Written task – Where a line in the listing contains the string "this", copy that line out.

**********

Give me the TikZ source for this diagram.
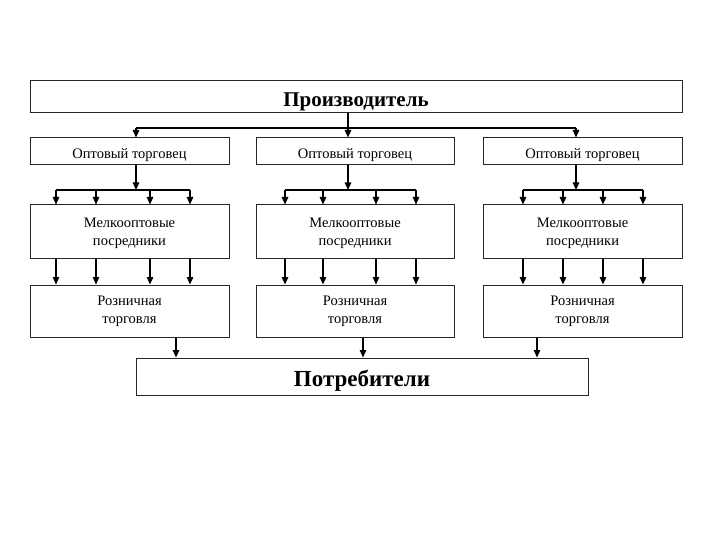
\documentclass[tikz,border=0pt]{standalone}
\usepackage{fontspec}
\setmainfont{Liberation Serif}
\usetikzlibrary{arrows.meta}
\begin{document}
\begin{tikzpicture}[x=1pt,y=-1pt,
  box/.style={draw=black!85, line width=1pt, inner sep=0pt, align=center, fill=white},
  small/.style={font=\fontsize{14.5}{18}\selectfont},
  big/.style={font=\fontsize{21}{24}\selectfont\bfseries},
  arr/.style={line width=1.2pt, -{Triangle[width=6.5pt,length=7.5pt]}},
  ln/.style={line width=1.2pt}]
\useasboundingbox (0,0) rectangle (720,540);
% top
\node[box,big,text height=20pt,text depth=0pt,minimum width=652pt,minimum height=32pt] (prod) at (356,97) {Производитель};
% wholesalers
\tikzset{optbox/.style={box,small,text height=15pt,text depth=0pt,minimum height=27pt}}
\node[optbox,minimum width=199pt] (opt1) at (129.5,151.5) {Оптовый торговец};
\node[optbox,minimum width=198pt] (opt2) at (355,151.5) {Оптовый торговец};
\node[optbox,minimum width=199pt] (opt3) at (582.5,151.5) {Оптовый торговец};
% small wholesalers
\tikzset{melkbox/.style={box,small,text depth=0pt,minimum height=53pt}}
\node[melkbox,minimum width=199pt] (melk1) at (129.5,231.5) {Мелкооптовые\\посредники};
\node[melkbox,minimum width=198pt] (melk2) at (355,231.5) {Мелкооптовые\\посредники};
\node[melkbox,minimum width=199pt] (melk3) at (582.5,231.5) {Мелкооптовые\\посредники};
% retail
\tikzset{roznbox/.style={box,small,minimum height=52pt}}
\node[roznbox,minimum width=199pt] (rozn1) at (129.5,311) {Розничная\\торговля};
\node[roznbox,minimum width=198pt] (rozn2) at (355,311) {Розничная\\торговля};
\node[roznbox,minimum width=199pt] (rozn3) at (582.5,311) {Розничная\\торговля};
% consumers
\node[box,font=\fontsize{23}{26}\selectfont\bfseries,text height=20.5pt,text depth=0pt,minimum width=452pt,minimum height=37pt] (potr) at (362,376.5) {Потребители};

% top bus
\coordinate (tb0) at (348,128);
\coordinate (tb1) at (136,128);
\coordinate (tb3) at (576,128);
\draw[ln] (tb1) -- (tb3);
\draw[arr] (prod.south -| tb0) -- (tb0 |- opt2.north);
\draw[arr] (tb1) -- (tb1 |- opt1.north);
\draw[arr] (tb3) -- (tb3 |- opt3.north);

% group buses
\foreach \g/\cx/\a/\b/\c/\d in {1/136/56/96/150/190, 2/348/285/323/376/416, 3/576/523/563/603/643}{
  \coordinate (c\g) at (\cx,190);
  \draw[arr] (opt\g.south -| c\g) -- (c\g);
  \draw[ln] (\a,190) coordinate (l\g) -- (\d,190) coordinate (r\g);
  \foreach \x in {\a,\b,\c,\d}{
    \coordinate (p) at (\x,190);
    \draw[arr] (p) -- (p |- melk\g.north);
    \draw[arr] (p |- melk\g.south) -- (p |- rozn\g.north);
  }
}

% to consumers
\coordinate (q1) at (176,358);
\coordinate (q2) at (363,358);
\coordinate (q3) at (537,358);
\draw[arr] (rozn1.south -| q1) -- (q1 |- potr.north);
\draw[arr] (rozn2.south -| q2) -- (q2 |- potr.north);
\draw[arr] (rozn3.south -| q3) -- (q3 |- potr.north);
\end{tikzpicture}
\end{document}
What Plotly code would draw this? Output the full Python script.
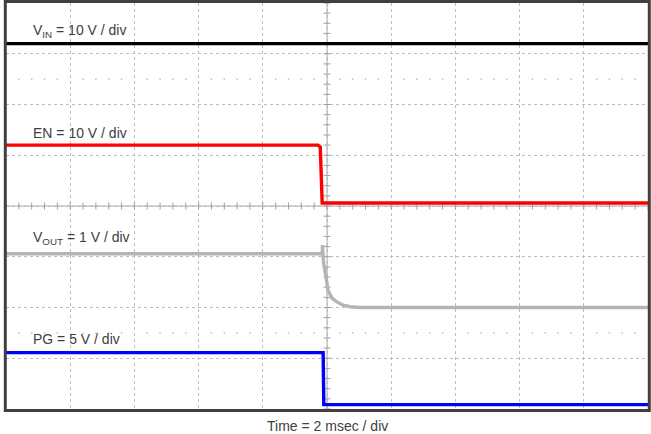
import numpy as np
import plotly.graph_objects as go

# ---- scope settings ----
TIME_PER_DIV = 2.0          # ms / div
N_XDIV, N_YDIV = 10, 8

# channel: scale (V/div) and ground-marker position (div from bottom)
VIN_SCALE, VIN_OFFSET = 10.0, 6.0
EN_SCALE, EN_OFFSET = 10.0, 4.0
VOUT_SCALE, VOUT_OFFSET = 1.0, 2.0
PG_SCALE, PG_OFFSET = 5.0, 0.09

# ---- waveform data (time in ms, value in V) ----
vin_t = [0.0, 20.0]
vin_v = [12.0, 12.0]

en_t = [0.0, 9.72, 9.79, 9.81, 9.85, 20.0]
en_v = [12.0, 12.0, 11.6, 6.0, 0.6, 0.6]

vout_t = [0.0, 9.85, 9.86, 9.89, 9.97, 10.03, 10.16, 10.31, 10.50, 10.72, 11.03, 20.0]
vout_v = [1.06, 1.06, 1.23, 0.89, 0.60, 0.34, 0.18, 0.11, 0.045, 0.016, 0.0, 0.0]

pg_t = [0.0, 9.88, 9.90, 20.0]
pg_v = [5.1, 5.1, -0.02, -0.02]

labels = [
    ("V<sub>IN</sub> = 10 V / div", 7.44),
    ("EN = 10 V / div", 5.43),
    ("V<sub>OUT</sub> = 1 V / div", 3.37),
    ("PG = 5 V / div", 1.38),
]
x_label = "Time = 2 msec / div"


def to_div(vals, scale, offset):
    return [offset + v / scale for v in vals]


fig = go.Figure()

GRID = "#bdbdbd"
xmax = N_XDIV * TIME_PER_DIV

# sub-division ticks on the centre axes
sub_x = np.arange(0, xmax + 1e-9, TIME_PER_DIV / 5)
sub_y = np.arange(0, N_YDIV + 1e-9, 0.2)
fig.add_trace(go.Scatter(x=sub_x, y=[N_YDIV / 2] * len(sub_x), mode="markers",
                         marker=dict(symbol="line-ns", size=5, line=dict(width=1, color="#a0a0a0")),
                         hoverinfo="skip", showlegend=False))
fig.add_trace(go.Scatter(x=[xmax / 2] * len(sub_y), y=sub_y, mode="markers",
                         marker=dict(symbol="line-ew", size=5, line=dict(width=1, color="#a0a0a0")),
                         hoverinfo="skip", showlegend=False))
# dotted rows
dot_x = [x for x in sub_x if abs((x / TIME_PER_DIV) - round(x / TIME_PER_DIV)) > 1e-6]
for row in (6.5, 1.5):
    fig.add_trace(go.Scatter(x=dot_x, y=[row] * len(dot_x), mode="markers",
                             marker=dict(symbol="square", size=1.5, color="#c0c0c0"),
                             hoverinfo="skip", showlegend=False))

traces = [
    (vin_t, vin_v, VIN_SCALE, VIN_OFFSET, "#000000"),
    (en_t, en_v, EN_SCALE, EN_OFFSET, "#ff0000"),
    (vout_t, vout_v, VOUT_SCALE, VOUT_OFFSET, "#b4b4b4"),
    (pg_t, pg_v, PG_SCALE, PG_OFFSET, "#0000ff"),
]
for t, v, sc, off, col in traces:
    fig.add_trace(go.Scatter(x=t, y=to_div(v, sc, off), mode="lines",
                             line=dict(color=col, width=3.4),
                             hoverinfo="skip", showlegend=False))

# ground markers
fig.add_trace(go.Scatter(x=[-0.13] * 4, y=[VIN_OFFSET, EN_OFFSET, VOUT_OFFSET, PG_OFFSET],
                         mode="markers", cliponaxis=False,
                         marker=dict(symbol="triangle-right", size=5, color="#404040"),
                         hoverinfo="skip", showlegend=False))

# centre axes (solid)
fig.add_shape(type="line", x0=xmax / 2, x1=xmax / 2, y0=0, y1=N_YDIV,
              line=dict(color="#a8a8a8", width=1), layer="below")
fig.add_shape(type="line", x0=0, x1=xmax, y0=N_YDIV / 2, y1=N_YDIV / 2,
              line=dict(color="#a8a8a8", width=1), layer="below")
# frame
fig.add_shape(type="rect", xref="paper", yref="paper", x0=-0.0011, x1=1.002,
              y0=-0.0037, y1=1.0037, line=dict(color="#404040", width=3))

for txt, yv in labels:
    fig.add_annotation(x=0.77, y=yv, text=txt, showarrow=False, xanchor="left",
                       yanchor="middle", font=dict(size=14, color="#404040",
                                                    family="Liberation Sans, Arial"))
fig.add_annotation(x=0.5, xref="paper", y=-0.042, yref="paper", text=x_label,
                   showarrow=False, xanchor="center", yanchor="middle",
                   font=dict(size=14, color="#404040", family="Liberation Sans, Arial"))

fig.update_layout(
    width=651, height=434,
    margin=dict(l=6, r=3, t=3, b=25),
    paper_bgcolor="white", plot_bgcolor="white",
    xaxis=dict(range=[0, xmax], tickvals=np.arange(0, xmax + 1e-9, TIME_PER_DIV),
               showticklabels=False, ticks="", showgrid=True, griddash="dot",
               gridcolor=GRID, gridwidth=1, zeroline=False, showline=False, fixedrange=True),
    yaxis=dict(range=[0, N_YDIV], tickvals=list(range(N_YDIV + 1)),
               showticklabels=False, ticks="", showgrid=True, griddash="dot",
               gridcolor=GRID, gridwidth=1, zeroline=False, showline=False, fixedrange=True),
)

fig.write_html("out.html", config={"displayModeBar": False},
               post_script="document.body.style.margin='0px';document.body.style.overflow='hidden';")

**********

Solved problem –
Give me the TikZ source for this diagram.
What Plotly code would draw this? Output the full Python script.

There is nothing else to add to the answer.